From the listing below, work out how many lines contain "this". Reply with that number only.

☆ ☆ ☆ ☆ ☆

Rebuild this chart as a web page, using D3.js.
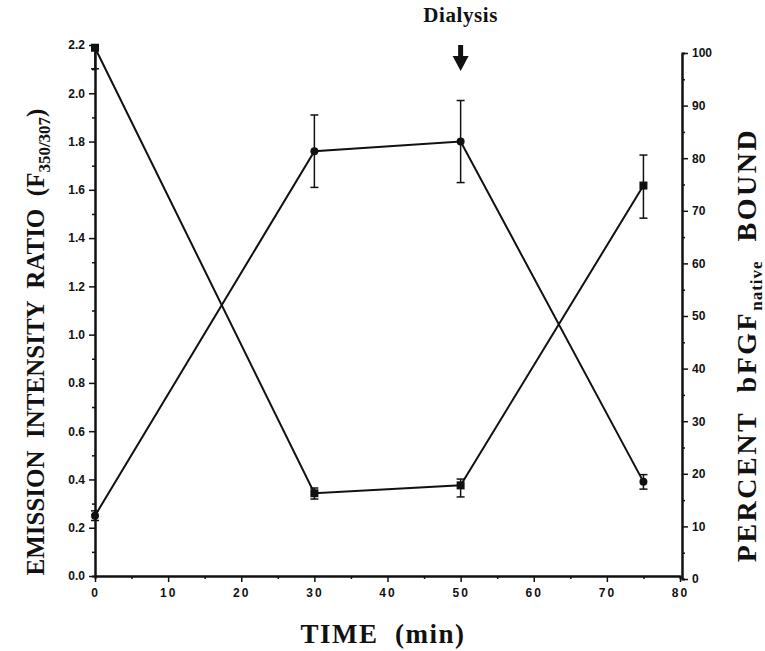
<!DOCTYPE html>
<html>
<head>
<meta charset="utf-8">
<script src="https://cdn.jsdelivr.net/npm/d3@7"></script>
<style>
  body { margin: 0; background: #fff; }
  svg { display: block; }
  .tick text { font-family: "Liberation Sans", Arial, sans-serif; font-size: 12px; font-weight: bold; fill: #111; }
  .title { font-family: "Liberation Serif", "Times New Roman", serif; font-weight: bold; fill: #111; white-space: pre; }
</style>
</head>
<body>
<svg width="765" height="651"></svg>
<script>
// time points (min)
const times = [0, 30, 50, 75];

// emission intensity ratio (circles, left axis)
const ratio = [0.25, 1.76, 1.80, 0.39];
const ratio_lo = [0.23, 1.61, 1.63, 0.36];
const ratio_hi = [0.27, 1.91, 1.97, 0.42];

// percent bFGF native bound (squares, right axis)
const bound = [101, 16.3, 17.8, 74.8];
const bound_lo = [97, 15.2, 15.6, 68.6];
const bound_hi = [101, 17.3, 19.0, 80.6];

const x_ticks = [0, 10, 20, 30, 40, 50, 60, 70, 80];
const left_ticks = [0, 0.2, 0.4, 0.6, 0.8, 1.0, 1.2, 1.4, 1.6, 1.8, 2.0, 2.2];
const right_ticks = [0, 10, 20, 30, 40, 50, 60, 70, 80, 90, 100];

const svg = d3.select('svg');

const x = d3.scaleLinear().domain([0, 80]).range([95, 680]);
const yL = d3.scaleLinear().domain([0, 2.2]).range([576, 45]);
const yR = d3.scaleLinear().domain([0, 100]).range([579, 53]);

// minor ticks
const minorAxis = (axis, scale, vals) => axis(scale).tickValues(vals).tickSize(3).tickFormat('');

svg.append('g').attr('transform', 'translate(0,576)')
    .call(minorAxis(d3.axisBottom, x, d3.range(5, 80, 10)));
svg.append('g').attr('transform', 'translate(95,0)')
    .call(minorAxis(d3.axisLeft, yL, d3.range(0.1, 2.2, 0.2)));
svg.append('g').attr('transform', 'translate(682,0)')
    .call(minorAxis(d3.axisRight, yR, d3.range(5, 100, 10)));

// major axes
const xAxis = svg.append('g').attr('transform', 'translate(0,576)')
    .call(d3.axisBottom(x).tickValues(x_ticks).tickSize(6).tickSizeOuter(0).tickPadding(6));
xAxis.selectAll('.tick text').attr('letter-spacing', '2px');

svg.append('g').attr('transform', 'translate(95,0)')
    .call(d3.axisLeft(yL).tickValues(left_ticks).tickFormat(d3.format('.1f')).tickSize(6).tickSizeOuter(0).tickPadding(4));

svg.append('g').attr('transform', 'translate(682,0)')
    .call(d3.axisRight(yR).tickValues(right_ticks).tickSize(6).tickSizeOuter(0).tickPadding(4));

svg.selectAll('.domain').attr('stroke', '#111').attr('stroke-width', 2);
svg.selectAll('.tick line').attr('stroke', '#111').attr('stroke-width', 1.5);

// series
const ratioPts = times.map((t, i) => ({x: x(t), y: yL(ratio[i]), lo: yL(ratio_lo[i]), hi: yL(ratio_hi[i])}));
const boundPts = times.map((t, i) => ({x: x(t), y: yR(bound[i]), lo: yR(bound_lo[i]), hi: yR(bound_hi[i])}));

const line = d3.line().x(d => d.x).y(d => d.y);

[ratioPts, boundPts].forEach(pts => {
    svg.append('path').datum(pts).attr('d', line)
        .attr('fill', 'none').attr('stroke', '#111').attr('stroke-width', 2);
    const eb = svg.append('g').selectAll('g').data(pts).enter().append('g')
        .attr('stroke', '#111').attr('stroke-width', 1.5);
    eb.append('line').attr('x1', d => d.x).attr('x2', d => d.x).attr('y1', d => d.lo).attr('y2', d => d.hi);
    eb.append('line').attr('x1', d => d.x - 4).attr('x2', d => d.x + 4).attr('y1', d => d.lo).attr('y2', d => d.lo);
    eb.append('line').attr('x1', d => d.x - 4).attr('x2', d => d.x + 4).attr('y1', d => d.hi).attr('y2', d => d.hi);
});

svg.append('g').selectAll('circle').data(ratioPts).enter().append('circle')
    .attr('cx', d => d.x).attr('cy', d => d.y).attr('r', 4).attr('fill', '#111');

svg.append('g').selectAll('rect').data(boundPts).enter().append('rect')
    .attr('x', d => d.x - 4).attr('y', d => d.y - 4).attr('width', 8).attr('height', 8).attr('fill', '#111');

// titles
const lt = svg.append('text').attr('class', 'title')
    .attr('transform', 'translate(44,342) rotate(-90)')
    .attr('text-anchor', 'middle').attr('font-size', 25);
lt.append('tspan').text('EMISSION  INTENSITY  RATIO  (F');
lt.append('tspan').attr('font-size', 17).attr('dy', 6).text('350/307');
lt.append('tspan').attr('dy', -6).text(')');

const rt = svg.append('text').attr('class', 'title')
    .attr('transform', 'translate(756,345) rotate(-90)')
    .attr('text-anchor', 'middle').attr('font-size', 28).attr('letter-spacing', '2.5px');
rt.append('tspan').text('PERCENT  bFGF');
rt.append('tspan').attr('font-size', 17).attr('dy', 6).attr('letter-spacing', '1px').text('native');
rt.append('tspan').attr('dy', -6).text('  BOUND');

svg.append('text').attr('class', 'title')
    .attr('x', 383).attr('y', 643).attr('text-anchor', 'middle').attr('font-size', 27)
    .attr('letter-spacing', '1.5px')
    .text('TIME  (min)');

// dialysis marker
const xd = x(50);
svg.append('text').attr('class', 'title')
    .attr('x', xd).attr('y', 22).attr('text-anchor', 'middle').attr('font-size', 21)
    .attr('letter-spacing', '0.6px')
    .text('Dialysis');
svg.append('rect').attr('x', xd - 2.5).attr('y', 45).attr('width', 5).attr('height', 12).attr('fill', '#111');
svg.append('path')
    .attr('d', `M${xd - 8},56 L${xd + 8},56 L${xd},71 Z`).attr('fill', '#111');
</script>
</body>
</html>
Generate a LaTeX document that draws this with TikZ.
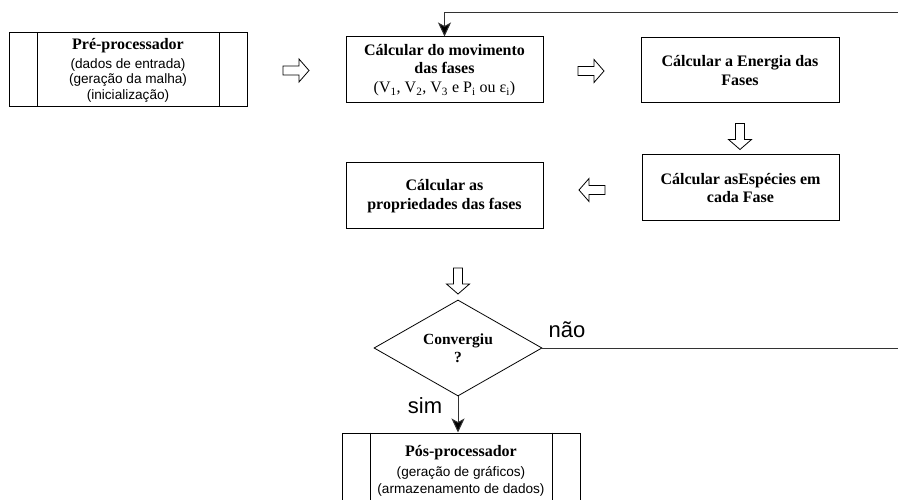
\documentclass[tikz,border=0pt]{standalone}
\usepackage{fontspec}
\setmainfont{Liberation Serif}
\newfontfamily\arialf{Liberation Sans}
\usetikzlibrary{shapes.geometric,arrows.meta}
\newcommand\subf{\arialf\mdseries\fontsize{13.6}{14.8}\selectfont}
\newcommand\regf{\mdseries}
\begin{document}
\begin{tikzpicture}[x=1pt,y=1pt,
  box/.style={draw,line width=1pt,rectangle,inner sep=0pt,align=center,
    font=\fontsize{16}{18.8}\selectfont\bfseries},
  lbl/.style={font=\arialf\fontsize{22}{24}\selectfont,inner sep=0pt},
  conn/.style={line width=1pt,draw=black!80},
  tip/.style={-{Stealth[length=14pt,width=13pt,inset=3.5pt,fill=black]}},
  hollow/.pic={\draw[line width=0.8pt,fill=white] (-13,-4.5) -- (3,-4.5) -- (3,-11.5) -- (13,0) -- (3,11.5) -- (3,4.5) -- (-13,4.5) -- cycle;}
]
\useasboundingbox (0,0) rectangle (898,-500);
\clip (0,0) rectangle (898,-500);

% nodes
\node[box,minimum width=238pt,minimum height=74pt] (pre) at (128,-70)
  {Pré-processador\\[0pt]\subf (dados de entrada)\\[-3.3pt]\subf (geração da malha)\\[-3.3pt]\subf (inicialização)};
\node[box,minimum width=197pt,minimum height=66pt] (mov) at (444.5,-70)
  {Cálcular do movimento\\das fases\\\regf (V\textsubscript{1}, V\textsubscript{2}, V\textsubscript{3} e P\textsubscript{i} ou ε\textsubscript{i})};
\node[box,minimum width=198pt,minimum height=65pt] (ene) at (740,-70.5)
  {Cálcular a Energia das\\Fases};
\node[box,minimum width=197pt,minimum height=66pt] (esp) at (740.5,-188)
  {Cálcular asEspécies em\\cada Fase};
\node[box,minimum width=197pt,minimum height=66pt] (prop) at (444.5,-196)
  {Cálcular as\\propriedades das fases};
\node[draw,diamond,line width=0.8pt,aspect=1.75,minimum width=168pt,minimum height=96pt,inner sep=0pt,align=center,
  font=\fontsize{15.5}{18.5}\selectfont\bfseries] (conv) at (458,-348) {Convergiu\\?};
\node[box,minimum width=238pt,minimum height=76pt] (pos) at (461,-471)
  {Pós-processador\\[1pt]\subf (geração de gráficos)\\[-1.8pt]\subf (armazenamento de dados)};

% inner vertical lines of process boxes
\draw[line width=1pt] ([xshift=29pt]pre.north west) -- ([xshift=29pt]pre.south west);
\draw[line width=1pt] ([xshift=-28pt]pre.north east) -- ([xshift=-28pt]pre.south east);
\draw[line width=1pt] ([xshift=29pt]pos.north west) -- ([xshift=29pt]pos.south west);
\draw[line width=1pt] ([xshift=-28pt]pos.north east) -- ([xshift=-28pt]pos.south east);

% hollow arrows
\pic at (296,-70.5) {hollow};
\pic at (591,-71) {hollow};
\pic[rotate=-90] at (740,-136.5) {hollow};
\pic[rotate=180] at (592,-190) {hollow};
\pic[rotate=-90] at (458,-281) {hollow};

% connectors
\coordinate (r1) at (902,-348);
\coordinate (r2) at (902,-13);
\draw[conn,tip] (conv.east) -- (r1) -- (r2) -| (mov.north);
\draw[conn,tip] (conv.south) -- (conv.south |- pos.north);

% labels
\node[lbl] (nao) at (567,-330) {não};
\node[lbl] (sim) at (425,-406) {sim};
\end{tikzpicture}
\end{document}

☆ ☆ ☆ ☆ ☆

● EXERCISE OUTPUT
2